Il est donc faux que toutes nos idées viennent de nos sens ; mais on peut dire, au contraire, que nulle idée qui est dans notre esprit ne tire son origine des sens, sinon par occasion, en ce que les mouvements qui se font dans notre cerveau, qui est tout ce que peuvent faire nos sens, donnent occasion à l’âme de se former diverses idées qu’elle ne se formerait pas sans cela, quoique presque toujours ces idées n’aient rien de semblable à ce qui se fait dans les sens et dans le cerveau, et qu’il y ait de plus un très-grand nombre d’idées qui, ne tenant rien du tout d’aucune image corporelle, ne peuvent, sans une absurdité visible, être rapportées à nos sens.
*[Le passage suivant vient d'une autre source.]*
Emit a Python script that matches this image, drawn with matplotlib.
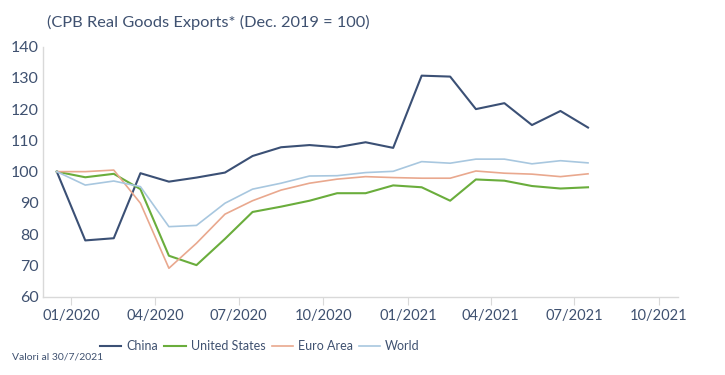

Que si l’on objecte qu’en même temps que nous avons l’idée des choses spirituelles, comme de la pensée, nous ne laissons pas de former quelque image corporelle, au moins du son qui la signifie, on ne dira rien de contraire à ce que nous avons prouvé : car cette image du son de pensée que nous nous imaginons n’est point l’image de la pensée même, mais seulement d’un son ; et elle ne peut servir à nous la faire concevoir qu’en tant que l’âme, s’étant accoutumée, quand elle conçoit ce son, de concevoir aussi la pensée, se forme en même temps une idée toute spirituelle de la pensée, qui n’a aucun rapport avec celle du son, mais qui y est seulement liée par l’accoutumance, ce qui se voit en ce que les sourds, qui n’ont point d’image des sons, ne laissent pas d’avoir des idées de leurs pensées, au moins lorsqu’ils font réflexion sur ce qu’ils pensent[1].

  1. Il est utile de comparer ce chapitre d’Arnauld avec les pages correspondantes de la Logique de Bossuet.
    « Il faut examiner, avant toutes choses, ce que c’est que l’entendement.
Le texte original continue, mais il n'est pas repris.